Zackary Canepari has a pretty big problem. At the ripe old age of 30 or so, he is likely now persona non-grata at the New York Times, and his journalistic ethics will also likely give other editorial publications pause to hire him.
PDNPulse first reported, in New York Times Withdraws Posed News Photo (5/19/08), about the photo above, and the Times' withdrawal of the photograph, including an apology that PDN ran.
What was this photographer thinking when he staged a news photo?
While we have not spoken to Zack, his Lightstalkers page shows he's been in and out of India and the Middle East for almost two years, and according to Verve Photo, in this article Zack Canepari - The New Breed of Documentary Photographers (2/27/09), he's been a photographer since 2003. Canepari started doing portraits - making images happen, not standing back and waiting for them to happen.
Unfortunately, when publications pay a pittance for their photographers, and do not pay a living wage, the photographers with the integrity necessary to work for the top publications in the world do other things - their own projects, books, commercial work, and so on.

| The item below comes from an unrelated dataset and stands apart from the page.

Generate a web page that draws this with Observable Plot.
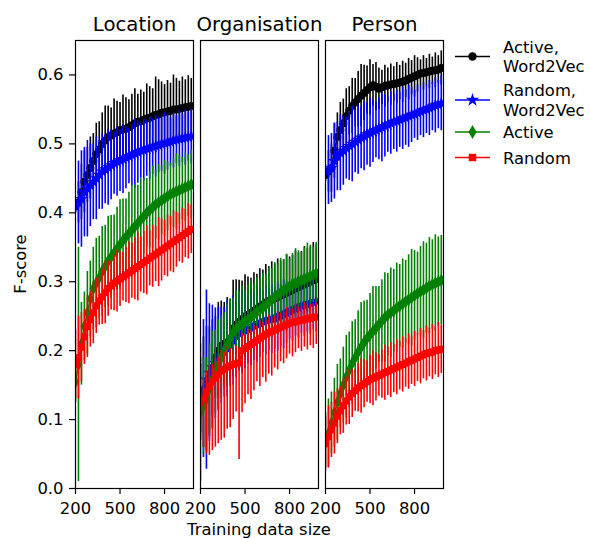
<!DOCTYPE html>
<html><head><meta charset="utf-8">
<script src="https://cdn.jsdelivr.net/npm/d3@7"></script>
<script src="https://cdn.jsdelivr.net/npm/@observablehq/plot@0.6"></script>
<style>body{margin:0;background:#fff;font-family:"DejaVu Sans",sans-serif}</style>
</head><body><div id="chart"></div>
<script>
const facets = ["Location", "Organisation", "Person"];
const seriesNames = ["Active, Word2Vec", "Random, Word2Vec", "Active", "Random"];
const legendLines = [["Active,", "Word2Vec"], ["Random,", "Word2Vec"], ["Active"], ["Random"]];
const colors = ["#000000", "#0000ff", "#008000", "#ff0000"];
const symbols = ["circle", "star", "diamond", "square"];
const sizes = [200,220,240,260,280,300,320,340,360,380,400,420,440,460,480,500,520,540,560,580,600,620,640,660,680,700,720,740,760,780,800,820,840,860,880,900,920,940,960,980];
const yTicks = [0.0, 0.1, 0.2, 0.3, 0.4, 0.5, 0.6];
const xTicks = [200, 500, 800];

// Location
const locAW = [0.410,0.415,0.430,0.445,0.455,0.465,0.475,0.485,0.492,0.500, 0.505,0.510,0.512,0.515,0.517,0.520,0.521,0.522,0.524,0.527, 0.530,0.532,0.533,0.535,0.537,0.538,0.540,0.542,0.543,0.545, 0.546,0.547,0.548,0.550,0.550,0.551,0.552,0.553,0.554,0.555];
const locAWErr = [0.010,0.030,0.040,0.045,0.040,0.045,0.040,0.045,0.040,0.045, 0.050,0.045,0.040,0.050,0.045,0.040,0.050,0.045,0.040,0.045, 0.050,0.040,0.045,0.040,0.050,0.045,0.040,0.055,0.050,0.045, 0.040,0.045,0.040,0.050,0.045,0.040,0.045,0.040,0.045,0.040];
const locRW = [0.410,0.415,0.420,0.430,0.435,0.440,0.445,0.450,0.455,0.460, 0.463,0.466,0.469,0.472,0.474,0.476,0.478,0.480,0.482,0.484, 0.486,0.488,0.490,0.491,0.493,0.494,0.496,0.497,0.498,0.500, 0.501,0.502,0.503,0.505,0.506,0.507,0.508,0.509,0.510,0.511];
const locRWErr = [0.010,0.060,0.070,0.065,0.070,0.060,0.055,0.060,0.050,0.055, 0.050,0.055,0.050,0.045,0.050,0.045,0.050,0.045,0.040,0.045, 0.050,0.045,0.040,0.045,0.040,0.045,0.040,0.045,0.040,0.040, 0.045,0.040,0.035,0.040,0.035,0.040,0.035,0.040,0.035,0.040];
const locA = [0.155,0.180,0.210,0.235,0.255,0.275,0.290,0.298,0.306,0.315, 0.322,0.330,0.336,0.342,0.348,0.354,0.360,0.365,0.370,0.375, 0.380,0.385,0.390,0.395,0.400,0.404,0.408,0.412,0.415,0.418, 0.421,0.424,0.427,0.429,0.431,0.433,0.435,0.437,0.439,0.441];
const locAErr = [0.030,0.170,0.060,0.050,0.060,0.055,0.060,0.065,0.060,0.065, 0.060,0.065,0.060,0.055,0.060,0.065,0.060,0.055,0.060,0.065, 0.060,0.055,0.060,0.055,0.050,0.055,0.060,0.050,0.055,0.050, 0.055,0.050,0.045,0.050,0.055,0.050,0.045,0.050,0.045,0.050];
const locR = [0.180,0.190,0.205,0.220,0.235,0.245,0.255,0.265,0.272,0.278, 0.284,0.290,0.294,0.298,0.301,0.304,0.307,0.310,0.313,0.316, 0.319,0.322,0.325,0.328,0.331,0.334,0.337,0.340,0.343,0.346, 0.349,0.352,0.355,0.358,0.361,0.364,0.367,0.370,0.373,0.376];
const locRErr = [0.050,0.060,0.050,0.040,0.045,0.040,0.045,0.040,0.035,0.040, 0.045,0.040,0.035,0.040,0.045,0.040,0.035,0.040,0.045,0.040, 0.045,0.050,0.040,0.045,0.050,0.040,0.045,0.040,0.050,0.045, 0.040,0.045,0.040,0.045,0.040,0.035,0.040,0.035,0.040,0.035];

// Organisation
const orgAW = [0.130,0.140,0.145,0.155,0.175,0.190,0.200,0.207,0.210,0.212, 0.215,0.232,0.238,0.242,0.246,0.250,0.252,0.255,0.258,0.261, 0.264,0.267,0.270,0.272,0.274,0.276,0.278,0.280,0.282,0.284, 0.286,0.288,0.290,0.292,0.294,0.296,0.298,0.300,0.302,0.304];
const orgAWErr = [0.050,0.080,0.090,0.080,0.070,0.060,0.070,0.065,0.060,0.065, 0.060,0.070,0.065,0.060,0.055,0.060,0.055,0.050,0.055,0.050, 0.055,0.050,0.055,0.050,0.055,0.050,0.055,0.050,0.050,0.055, 0.050,0.050,0.055,0.050,0.050,0.055,0.050,0.050,0.055,0.050];
const orgRW = [0.130,0.145,0.158,0.168,0.176,0.182,0.188,0.193,0.198,0.203, 0.208,0.215,0.221,0.225,0.227,0.229,0.231,0.233,0.236,0.238, 0.240,0.242,0.244,0.245,0.246,0.247,0.249,0.251,0.253,0.255, 0.257,0.259,0.261,0.263,0.265,0.266,0.267,0.269,0.270,0.272];
const orgRWErr = [0.060,0.100,0.130,0.100,0.090,0.080,0.075,0.070,0.065,0.070, 0.060,0.065,0.060,0.055,0.060,0.055,0.050,0.055,0.050,0.055, 0.050,0.045,0.050,0.045,0.050,0.045,0.050,0.045,0.050,0.045, 0.040,0.045,0.040,0.045,0.040,0.045,0.040,0.045,0.040,0.045];
const orgA = [0.110,0.120,0.130,0.145,0.158,0.170,0.180,0.190,0.200,0.208, 0.218,0.226,0.232,0.236,0.239,0.242,0.245,0.248,0.252,0.256, 0.259,0.262,0.266,0.270,0.274,0.278,0.281,0.284,0.287,0.290, 0.293,0.296,0.298,0.300,0.302,0.304,0.306,0.308,0.310,0.312];
const orgAErr = [0.100,0.070,0.060,0.065,0.070,0.060,0.065,0.060,0.055,0.060, 0.055,0.050,0.055,0.050,0.055,0.045,0.050,0.055,0.045,0.050, 0.045,0.050,0.045,0.050,0.045,0.050,0.045,0.050,0.045,0.050, 0.040,0.045,0.050,0.045,0.040,0.045,0.050,0.045,0.040,0.045];
const orgR = [0.125,0.130,0.140,0.148,0.155,0.160,0.165,0.170,0.173,0.176, 0.178,0.180,0.181,0.182,0.200,0.203,0.206,0.209,0.212,0.215, 0.218,0.221,0.224,0.226,0.228,0.230,0.232,0.234,0.236,0.238, 0.240,0.241,0.242,0.243,0.244,0.245,0.246,0.247,0.248,0.249];
const orgRErrDown = [0.040,0.070,0.090,0.100,0.100,0.100,0.100,0.100,0.100,0.090, 0.090,0.080,0.070,0.140,0.090,0.080,0.070,0.080,0.070,0.060, 0.070,0.060,0.070,0.060,0.065,0.055,0.060,0.050,0.055,0.050, 0.045,0.050,0.045,0.040,0.045,0.040,0.045,0.040,0.045,0.040];
const orgRErrUp = [0.020,0.030,0.030,0.030,0.025,0.030,0.025,0.030,0.025,0.030, 0.025,0.020,0.025,0.020,0.025,0.020,0.025,0.020,0.025,0.020, 0.025,0.020,0.020,0.025,0.020,0.020,0.025,0.020,0.020,0.025, 0.020,0.020,0.025,0.020,0.020,0.025,0.020,0.020,0.020,0.020];

// Person
const perAW = [0.455,0.460,0.465,0.490,0.510,0.520,0.530,0.540,0.548,0.555, 0.560,0.565,0.570,0.574,0.578,0.582,0.585,0.583,0.580,0.582, 0.584,0.585,0.586,0.587,0.588,0.589,0.590,0.592,0.594,0.596, 0.598,0.600,0.602,0.603,0.604,0.605,0.606,0.607,0.608,0.610];
const perAWErr = [0.010,0.030,0.035,0.040,0.035,0.040,0.035,0.040,0.035,0.040, 0.035,0.040,0.045,0.040,0.035,0.040,0.030,0.035,0.030,0.025, 0.030,0.025,0.030,0.025,0.030,0.025,0.030,0.025,0.030,0.025, 0.030,0.025,0.020,0.025,0.020,0.025,0.020,0.025,0.020,0.025];
const perRW = [0.460,0.462,0.465,0.475,0.482,0.487,0.490,0.494,0.497,0.500, 0.503,0.506,0.509,0.511,0.514,0.516,0.518,0.520,0.522,0.524, 0.526,0.528,0.530,0.532,0.533,0.535,0.537,0.538,0.540,0.542, 0.543,0.545,0.547,0.549,0.550,0.552,0.554,0.556,0.557,0.559];
const perRWErr = [0.010,0.050,0.050,0.055,0.050,0.055,0.050,0.045,0.050,0.055, 0.045,0.050,0.045,0.050,0.045,0.050,0.045,0.040,0.045,0.050, 0.045,0.040,0.045,0.040,0.045,0.040,0.045,0.040,0.045,0.040, 0.035,0.040,0.035,0.040,0.035,0.040,0.035,0.040,0.035,0.040];
const perA = [0.070,0.080,0.095,0.110,0.125,0.138,0.150,0.162,0.172,0.182, 0.190,0.198,0.205,0.212,0.218,0.223,0.228,0.233,0.238,0.243, 0.248,0.252,0.255,0.258,0.262,0.265,0.268,0.271,0.274,0.277, 0.280,0.283,0.286,0.288,0.291,0.294,0.296,0.298,0.300,0.302];
const perAErr = [0.040,0.050,0.045,0.050,0.055,0.050,0.055,0.060,0.055,0.060, 0.055,0.060,0.065,0.060,0.055,0.060,0.065,0.060,0.055,0.060, 0.065,0.060,0.065,0.060,0.065,0.060,0.065,0.060,0.065,0.070, 0.065,0.060,0.065,0.070,0.065,0.070,0.065,0.070,0.065,0.065];
const perR = [0.065,0.075,0.085,0.095,0.105,0.113,0.120,0.127,0.133,0.138, 0.142,0.146,0.149,0.152,0.155,0.158,0.160,0.162,0.164,0.166, 0.168,0.170,0.172,0.174,0.176,0.178,0.180,0.182,0.184,0.186, 0.188,0.190,0.192,0.194,0.196,0.197,0.198,0.200,0.201,0.202];
const perRErr = [0.040,0.045,0.040,0.045,0.040,0.035,0.040,0.035,0.040,0.035, 0.030,0.035,0.040,0.035,0.030,0.035,0.040,0.035,0.030,0.035, 0.040,0.035,0.040,0.035,0.040,0.035,0.040,0.035,0.040,0.035, 0.040,0.035,0.040,0.035,0.040,0.035,0.040,0.035,0.040,0.035];

const means = [[locAW, locRW, locA, locR], [orgAW, orgRW, orgA, orgR], [perAW, perRW, perA, perR]];
const errsDown = [[locAWErr, locRWErr, locAErr, locRErr], [orgAWErr, orgRWErr, orgAErr, orgRErrDown], [perAWErr, perRWErr, perAErr, perRErr]];
const errsUp = [[locAWErr, locRWErr, locAErr, locRErr], [orgAWErr, orgRWErr, orgAErr, orgRErrUp], [perAWErr, perRWErr, perAErr, perRErr]];

const rows = [];
facets.forEach((f, fi) => seriesNames.forEach((s, si) => sizes.forEach((x, i) => {
  const y = means[fi][si][i];
  rows.push({facet: f, series: s, si, x, y, lo: y - errsDown[fi][si][i], hi: y + errsUp[fi][si][i]});
})));

const FS = 16.4;
const marks = [];
seriesNames.forEach((s, si) => {
  const d = rows.filter(r => r.si === si);
  marks.push(Plot.ruleX(d, {x: "x", y1: "lo", y2: "hi", fx: "facet", stroke: colors[si], strokeWidth: 1.6, clip: true}));
  marks.push(Plot.line(d, {x: "x", y: "y", fx: "facet", z: "facet", stroke: colors[si], strokeWidth: 1.6, clip: true}));
  marks.push(Plot.dot(d, {x: "x", y: "y", fx: "facet", symbol: () => symbols[si], r: 4, fill: colors[si], stroke: "none", clip: true}));
});

const chart = Plot.plot({
  width: 590, height: 538,
  marginLeft: 75, marginRight: 147, marginTop: 40, marginBottom: 50,
  style: {fontFamily: "DejaVu Sans", background: "white", color: "black", overflow: "visible"},
  fx: {domain: facets, paddingInner: 0.056, paddingOuter: 0, round: false, axis: null},
  x: {domain: [200, 995]},
  y: {domain: [0, 0.65]},
  symbol: {type: "identity"},
  marks: [
    ...marks,
    Plot.frame({stroke: "black", strokeWidth: 1.2}),
    Plot.axisY({ticks: yTicks, tickFormat: d3.format(".1f"), tickSize: 6, tickPadding: 6, fontSize: FS, label: null, strokeWidth: 1.2}),
    Plot.axisX({ticks: xTicks, tickFormat: d => String(d), tickSize: 6, tickPadding: 8, fontSize: FS, label: null, strokeWidth: 1.2}),
    Plot.text(facets, {fx: d => d, text: d => d, frameAnchor: "top", dy: -10, lineAnchor: "bottom", fontSize: 19.7, fill: "black"})
  ]
});
document.getElementById("chart").appendChild(chart);

const svg = d3.select(chart);
svg.append("text").attr("x", 259).attr("y", 535).attr("text-anchor", "middle")
  .attr("font-size", FS).attr("fill", "black").text("Training data size");
svg.append("text").attr("transform", "translate(26,264) rotate(-90)").attr("text-anchor", "middle")
  .attr("font-size", FS).attr("fill", "black").text("F-score");

// legend
const legY = [56.5, 100, 132, 157.5];
const symMap = {circle: d3.symbolCircle, star: d3.symbolStar, diamond: d3.symbolDiamond, square: d3.symbolSquare};
const lg = svg.append("g").attr("text-anchor", "start");
seriesNames.forEach((s, si) => {
  const y = legY[si];
  lg.append("line").attr("x1", 455).attr("x2", 490).attr("y1", y).attr("y2", y)
    .attr("stroke", colors[si]).attr("stroke-width", 1.6);
  lg.append("path").attr("d", d3.symbol(symMap[symbols[si]], Math.PI * 4.2 * 4.2)())
    .attr("transform", `translate(472.5,${y})`).attr("fill", colors[si]);
  const lines = legendLines[si];
  const t = lg.append("text").attr("font-size", FS).attr("fill", "black").attr("text-anchor", "start");
  lines.forEach((ln, li) => {
    const base = y + 6 - (lines.length - 1) * 9.7 + li * 19.4;
    t.append("tspan").attr("x", 503).attr("y", base).text(ln);
  });
});
</script></body></html>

Heck, even a few teach classes and workshops. Because the New York Times has not, well, pardon the pun, kept up with the times, in terms of pay, they have reapt what they have sown. I would not be surprised that there are others they didn't catch, and in an era where photographers are driven to compete, whether Zack's posed photo, which is over the line, to the Reuters photographer with the "enhanced" smoke , which is egregiously over the line, until photographers are paid fairly enough that they can do their jobs - and, it should be said, are staffers with job security, pressures like this will continue to errode the public's trust in journalistic works. The problem is, once people realize this and think about course-correcting, it will be too late, and visual journalism will have been dealt a mortal blow around the world.
If, as Verve Photo suggests, Zack is "the new breed of documentary photography", the world of photojournalism is in dire straits indeed.